Print the material below exactly as it stands, please, from its first line to the line holding "ax = fig.add_axes([0, 0, 1, 1])", with no pictures.

------------

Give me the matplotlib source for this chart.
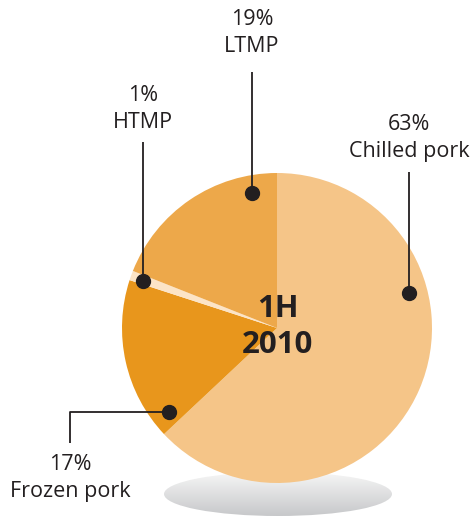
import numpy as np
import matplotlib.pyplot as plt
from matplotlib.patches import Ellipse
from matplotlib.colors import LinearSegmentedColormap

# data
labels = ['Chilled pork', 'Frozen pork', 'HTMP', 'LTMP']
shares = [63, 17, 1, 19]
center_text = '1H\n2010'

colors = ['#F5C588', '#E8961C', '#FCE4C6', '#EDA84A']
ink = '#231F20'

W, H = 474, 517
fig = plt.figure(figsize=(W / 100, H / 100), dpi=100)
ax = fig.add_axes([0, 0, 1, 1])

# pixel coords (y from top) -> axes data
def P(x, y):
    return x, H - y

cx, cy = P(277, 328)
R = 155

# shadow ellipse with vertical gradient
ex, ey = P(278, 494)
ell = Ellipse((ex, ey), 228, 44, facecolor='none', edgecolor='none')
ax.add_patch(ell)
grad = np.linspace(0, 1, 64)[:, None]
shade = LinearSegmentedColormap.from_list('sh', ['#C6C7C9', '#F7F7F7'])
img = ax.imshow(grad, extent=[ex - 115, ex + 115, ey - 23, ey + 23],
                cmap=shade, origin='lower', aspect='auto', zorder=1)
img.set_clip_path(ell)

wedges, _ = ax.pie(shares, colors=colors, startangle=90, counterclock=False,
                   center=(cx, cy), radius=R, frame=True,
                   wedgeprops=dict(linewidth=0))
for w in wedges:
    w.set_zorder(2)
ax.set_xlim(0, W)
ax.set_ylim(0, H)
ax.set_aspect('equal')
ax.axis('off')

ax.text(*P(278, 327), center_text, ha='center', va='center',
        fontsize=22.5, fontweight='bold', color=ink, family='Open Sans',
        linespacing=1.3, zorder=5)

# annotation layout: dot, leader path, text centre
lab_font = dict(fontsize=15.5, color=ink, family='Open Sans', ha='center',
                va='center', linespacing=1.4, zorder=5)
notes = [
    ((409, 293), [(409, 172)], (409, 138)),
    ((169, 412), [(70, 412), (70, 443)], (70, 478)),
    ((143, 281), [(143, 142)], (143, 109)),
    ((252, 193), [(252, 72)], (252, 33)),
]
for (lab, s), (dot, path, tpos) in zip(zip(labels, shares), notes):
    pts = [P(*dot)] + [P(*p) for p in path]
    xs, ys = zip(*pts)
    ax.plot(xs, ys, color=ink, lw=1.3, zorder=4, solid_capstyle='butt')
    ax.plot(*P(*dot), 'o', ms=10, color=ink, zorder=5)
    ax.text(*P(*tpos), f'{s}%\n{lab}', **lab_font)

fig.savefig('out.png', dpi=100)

------------

• Task solution:
Give me the matplotlib source for this chart.
import numpy as np
import matplotlib.pyplot as plt
from matplotlib.patches import Ellipse
from matplotlib.colors import LinearSegmentedColormap

# data
labels = ['Chilled pork', 'Frozen pork', 'HTMP', 'LTMP']
shares = [63, 17, 1, 19]
center_text = '1H\n2010'

colors = ['#F5C588', '#E8961C', '#FCE4C6', '#EDA84A']
ink = '#231F20'

W, H = 474, 517
fig = plt.figure(figsize=(W / 100, H / 100), dpi=100)
ax = fig.add_axes([0, 0, 1, 1])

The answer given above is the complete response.